The Catholic Church claims Jesus Christ himself as her founder, and in spite of heresy from within and hostility from without, she remains in the twenty-first century the steadfast guardian of belief in his life, death, and resurrection. The teachings and redemptive works of Jesus as told in the Gospels are expressed by the Church in a coherent and consistent body of doctrine, the likes of which cannot be found in any other Christian body.
The history of the Catholic Church is long, complicated, and fascinating, and in this book it is expertly and ably told by historian James Hitchcock. As in the parable of Christ about the weeds that were sown in a field of wheat, evil and good have grown together in the Church from the start, as Hitchcock honestly records. He brings before us the many characters--some noble, some notorious--who have left an indelible mark on the Church, while never losing sight of the saints, who have given living testimony to the salvific power of Christ in every age.
This ambitious work is comprehensive in its scope and in incisive in its understanding, a valuable addition to any school or home library.

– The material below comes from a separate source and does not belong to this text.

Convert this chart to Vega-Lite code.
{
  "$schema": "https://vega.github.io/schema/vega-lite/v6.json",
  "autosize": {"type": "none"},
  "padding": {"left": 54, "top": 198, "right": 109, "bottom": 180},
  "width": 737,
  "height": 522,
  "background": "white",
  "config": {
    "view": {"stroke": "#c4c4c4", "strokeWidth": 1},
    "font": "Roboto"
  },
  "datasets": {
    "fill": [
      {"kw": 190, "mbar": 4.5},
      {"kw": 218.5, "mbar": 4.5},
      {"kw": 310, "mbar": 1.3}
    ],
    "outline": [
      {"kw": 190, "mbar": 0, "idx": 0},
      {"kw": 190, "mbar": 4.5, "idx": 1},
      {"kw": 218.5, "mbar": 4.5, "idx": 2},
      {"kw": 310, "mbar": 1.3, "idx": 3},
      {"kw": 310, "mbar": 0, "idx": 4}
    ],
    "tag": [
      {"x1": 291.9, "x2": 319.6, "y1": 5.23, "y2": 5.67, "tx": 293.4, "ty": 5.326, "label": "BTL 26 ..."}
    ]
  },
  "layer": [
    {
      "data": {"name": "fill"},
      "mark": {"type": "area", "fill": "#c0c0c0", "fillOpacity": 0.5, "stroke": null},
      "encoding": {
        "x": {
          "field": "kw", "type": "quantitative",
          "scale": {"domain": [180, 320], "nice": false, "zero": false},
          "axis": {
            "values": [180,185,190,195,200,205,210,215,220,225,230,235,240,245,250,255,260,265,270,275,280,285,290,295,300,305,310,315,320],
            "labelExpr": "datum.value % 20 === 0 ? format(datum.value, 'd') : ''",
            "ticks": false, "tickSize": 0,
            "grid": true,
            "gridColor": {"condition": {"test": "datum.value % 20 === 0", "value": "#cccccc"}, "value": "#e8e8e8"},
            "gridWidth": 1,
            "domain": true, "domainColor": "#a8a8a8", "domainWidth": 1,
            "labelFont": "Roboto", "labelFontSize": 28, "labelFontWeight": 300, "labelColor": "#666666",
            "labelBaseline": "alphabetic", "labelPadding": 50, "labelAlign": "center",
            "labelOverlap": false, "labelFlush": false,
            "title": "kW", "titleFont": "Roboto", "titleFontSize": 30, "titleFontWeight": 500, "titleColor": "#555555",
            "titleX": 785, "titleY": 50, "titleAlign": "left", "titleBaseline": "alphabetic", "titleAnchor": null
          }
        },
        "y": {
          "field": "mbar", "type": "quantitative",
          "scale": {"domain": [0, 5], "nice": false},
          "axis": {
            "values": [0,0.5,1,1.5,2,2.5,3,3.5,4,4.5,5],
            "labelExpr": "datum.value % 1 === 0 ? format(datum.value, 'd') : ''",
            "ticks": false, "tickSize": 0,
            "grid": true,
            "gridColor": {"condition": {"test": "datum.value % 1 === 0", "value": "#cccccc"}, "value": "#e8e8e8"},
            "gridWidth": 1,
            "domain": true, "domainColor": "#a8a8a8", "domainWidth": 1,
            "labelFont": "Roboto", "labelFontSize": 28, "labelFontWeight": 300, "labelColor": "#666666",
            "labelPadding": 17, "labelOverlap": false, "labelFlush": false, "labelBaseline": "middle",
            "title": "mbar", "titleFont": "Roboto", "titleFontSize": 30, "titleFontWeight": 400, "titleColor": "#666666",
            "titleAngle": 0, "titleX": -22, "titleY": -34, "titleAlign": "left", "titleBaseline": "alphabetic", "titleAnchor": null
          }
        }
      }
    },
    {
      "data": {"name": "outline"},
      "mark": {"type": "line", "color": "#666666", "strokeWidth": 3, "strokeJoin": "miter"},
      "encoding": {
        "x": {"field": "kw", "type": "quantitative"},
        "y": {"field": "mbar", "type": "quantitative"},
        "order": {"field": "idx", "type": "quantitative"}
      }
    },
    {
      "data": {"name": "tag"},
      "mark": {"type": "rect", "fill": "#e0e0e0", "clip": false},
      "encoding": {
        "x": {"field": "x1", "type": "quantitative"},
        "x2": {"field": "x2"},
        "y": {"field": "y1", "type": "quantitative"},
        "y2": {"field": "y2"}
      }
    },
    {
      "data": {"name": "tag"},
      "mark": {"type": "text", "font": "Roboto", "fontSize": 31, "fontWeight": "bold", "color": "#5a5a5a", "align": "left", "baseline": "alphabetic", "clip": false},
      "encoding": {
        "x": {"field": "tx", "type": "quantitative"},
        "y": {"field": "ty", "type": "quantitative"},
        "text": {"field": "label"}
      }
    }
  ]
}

"The gap in knowledge of history and current events sadly extends to us Catholics in our grasp of the Faith and the rich history of the Church. In his ambitious new work, History of the Catholic Church from the Apostolic Age to the Third Millennium, James Hitchcock has given us an accessible tool to better our understanding...and love for the history of the Church. To love the Church, we must understand her history. As Blessed Pope John XXIII remarked, 'History is our best teacher.' Thank you, Dr. Hitchcock, for this timeless gift to the Church for the Year of Faith."
"James Hitchcock is one of the few historians alive today with the background and ability to present the two-millenium history of the Catholic Church. In this remarkable volume Hitchcock brings a lifetime of insights and research to this important subject. It is a work of erudition in which the reader will discover not only the importance of the Catholic Church in past centuries, but in our own time."
"This book, by one of the premier American Catholic historians, is clearly addressed to a broad audience. It is apologetic in the best sense, written from the point of view of a practicing Catholic, and addresses the various questions that would occur to a lay reader inevitably influenced by views found in the larger culture. The book is well written. It is not burdened down with details or many footnotes, but is attached to a strong narrative line centering on meaning. It would therefore be appropriate to study groups."